I can't MAKE MYSELF beleive in something that makes no sense to me. It doesn't work. I can say "Oh I beleive in Christ, our Lord and Savior, I beleive in Yahweh, etc," All I want, that will not make it true.
I follow no religion but I consider myself a spiritual person. My religion is spirituality itself.
I beleive in what I beleive because it explains in a better way things that are not explained in other places. Spirituality is like a science to me. The goal is to know God, so it makes sense for me to think in spirituality like this.

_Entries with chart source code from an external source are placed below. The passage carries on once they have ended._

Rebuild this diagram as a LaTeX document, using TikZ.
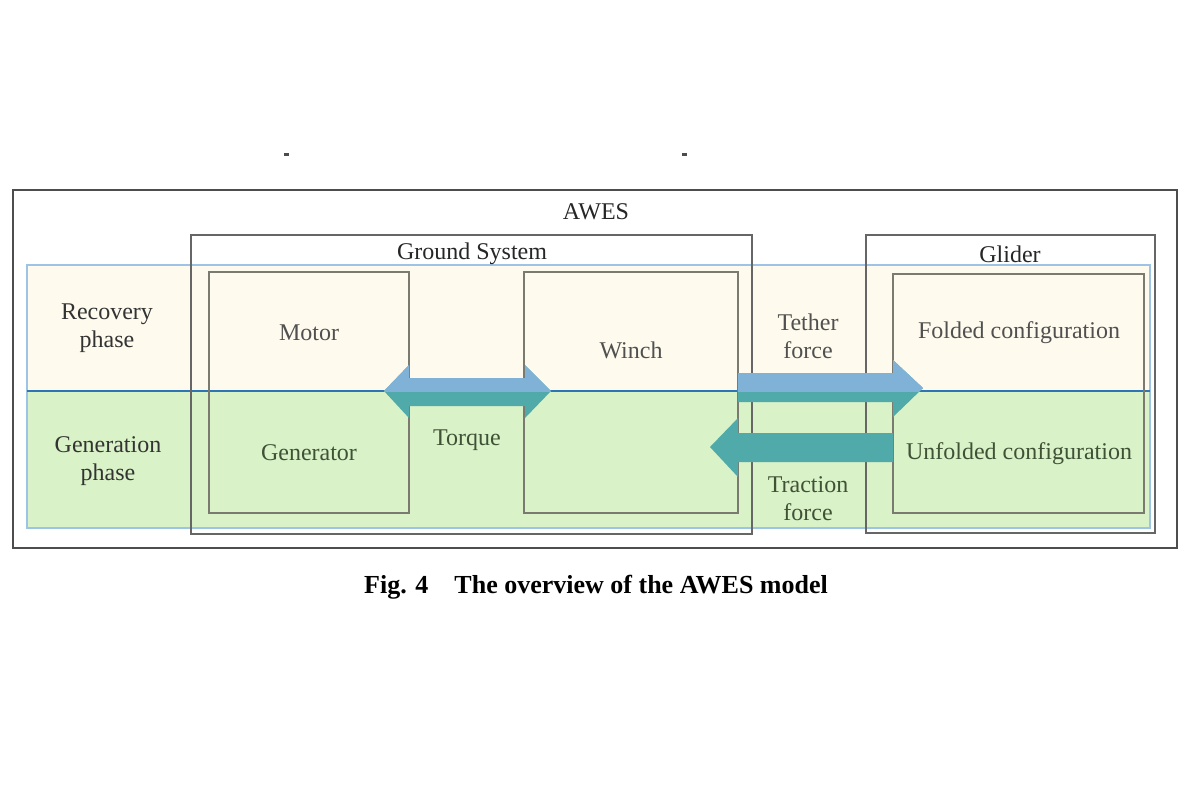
\documentclass[tikz,border=0pt]{standalone}
\usepackage{fontspec}
\setmainfont{Liberation Serif}
\usetikzlibrary{positioning}

\definecolor{frameline}{HTML}{4D4D4D}
\definecolor{boxline}{HTML}{7A7A70}
\definecolor{bandline}{HTML}{9DC3E6}
\definecolor{splitline}{HTML}{2E75B6}
\definecolor{recfill}{HTML}{FEFAEE}
\definecolor{genfill}{HTML}{D9F2C8}
\definecolor{arrblue}{HTML}{7FB2D6}
\definecolor{arrteal}{HTML}{50AAAA}
\definecolor{txtgray}{HTML}{505050}
\definecolor{txtgreen}{HTML}{3F5236}

\tikzset{
  box/.style={draw=boxline, line width=0.6pt, inner sep=0pt},
  lbl/.style={font=\fontsize{12}{14}\selectfont, align=center, inner sep=0pt},
}

\begin{document}
\begin{tikzpicture}[x=0.5pt,y=-0.5pt]
        \useasboundingbox (0,0) rectangle (1200,800);
        % phases
        \fill [recfill] (27,265) rectangle (1150,391);
        \fill [genfill] (27,391) rectangle (1150,528);
        \draw [bandline, line width=0.6pt] (27,265) rectangle (1150,528);
        \draw [splitline, line width=1pt] (27,391) -- (1150,391);
        \node [lbl, text=black!80] (rec) at (107,328) {Recovery\\phase};
        \node [lbl, text=black!80] (gen) at (108,461) {Generation\\phase};
        % frames
        \node [draw=frameline, line width=1.2pt, inner sep=0pt, minimum width=582pt, minimum height=179pt] (awes) at (595,369) {};
        \node [lbl, text=black!85] (awest) at (596,212) {AWES};
        \node [draw=black!60, line width=0.8pt, inner sep=0pt, minimum width=280.5pt, minimum height=149.5pt] (ground) at (471.5,384.5) {};
        \node [lbl, text=black!85] (groundt) at (472,254) {Ground System};
        \node [draw=black!60, line width=0.8pt, inner sep=0pt, minimum width=144.5pt, minimum height=149pt] (glider) at (1010.5,384) {};
        \node [lbl, text=black!85] (glidert) at (1010,254) {Glider};
        % blocks
        \node [box, minimum width=100pt, minimum height=120.5pt] (motor) at (309,392.5) {};
        \node [box, minimum width=107pt, minimum height=120.5pt] (winch) at (631,392.5) {};
        \node [box, minimum width=125.5pt, minimum height=119.5pt] (config) at (1018.5,393.5) {};
        \node [lbl, text=txtgray] (motort) at (309,333) {Motor};
        \node [lbl, text=txtgreen] (generator) at (309,453) {Generator};
        \node [lbl, text=txtgray] (wincht) at (631,350) {Winch};
        \node [lbl, text=txtgreen] (torque) at (467,440) {Torque};
        \node [lbl, text=txtgray] (tether) at (808,336) {Tether\\force};
        \node [lbl, text=txtgreen] (traction) at (808,499) {Traction\\force};
        \node [lbl, text=txtgray] (folded) at (1019,333) {Folded configuration};
        \node [lbl, text=txtgreen] (unfolded) at (1019,454) {Unfolded configuration};
        % block arrows, upper half blue
        \foreach \c/\ymax in {arrteal/800, arrblue/391} {
          \begin{scope}
            \clip (0,0) rectangle (1200,\ymax);
            \fill [\c] (384,391) -- (409,365) -- (409,378) -- (525,378) -- (525,365) -- (551,391)
                       -- (525,418) -- (525,406) -- (409,406) -- (409,418) -- cycle;
            \fill [\c] (738,373) -- (893,373) -- (893,360) -- (923,388) -- (893,417) -- (893,402)
                       -- (738,402) -- cycle;
          \end{scope}
        }
        \fill [arrteal] (893,433) -- (738,433) -- (738,418) -- (710,447) -- (738,477) -- (738,462)
                        -- (893,462) -- cycle;
        % stray marks
        \fill [black!70] (284,153) rectangle (289,155.5);
        \fill [black!70] (682,153) rectangle (687,155.5);
        % caption
        \node [font=\fontsize{13}{15}\selectfont\bfseries, inner sep=0pt] (caption) at (596,587) {Fig. 4\quad The overview of the AWES model};
\end{tikzpicture}
\end{document}
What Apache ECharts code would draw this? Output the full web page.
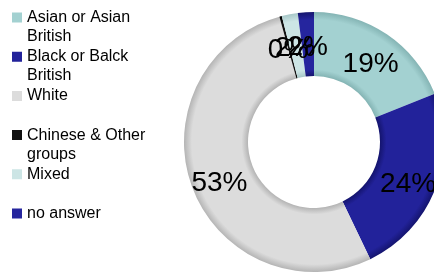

Because of this I tend to like esoterism, mysticism, gnosticism and things like these since their purpose is to understand God, not just worship something you don´t know and perhaps don´t intend to know.
So what I believe depends on my current understanding of things.
I think that it serves no purpose to just be believing in something if nothing new can be learned from that. Devotion does not make sense if it does not give you a new understading of things.
Originally posted by Atlantis001
I follow no religion but I consider myself a spiritual person. My religion is spirituality itself.I beleive in what I beleive because it explains in a better way things that are not explained in other places. Spirituality is like a science to me. The goal is to know God, so it makes sense for me to think in spirituality like this. Because of this I tend to like esoterism, mysticism, gnosticism and things like these since their purpose is to understand God, not just worship something you don´t know and perhaps don´t intend to know.
So what I believe depends on my current understanding of things.
I think that it serves no purpose to just be believing in something if nothing new can be learned from that. Devotion does not make sense if it does not give you a new understading of things.
Understand where you're going - but why don't you feel that devotion is a desirable aspect of getting to know God? I mean - would you really want to follow -- or be interested in getting to know a fickle God? One that wasn't devoted to you? Or who saw you as just another "follower of the month"(witty pun..similar to *flavor* of the month..He..He..he).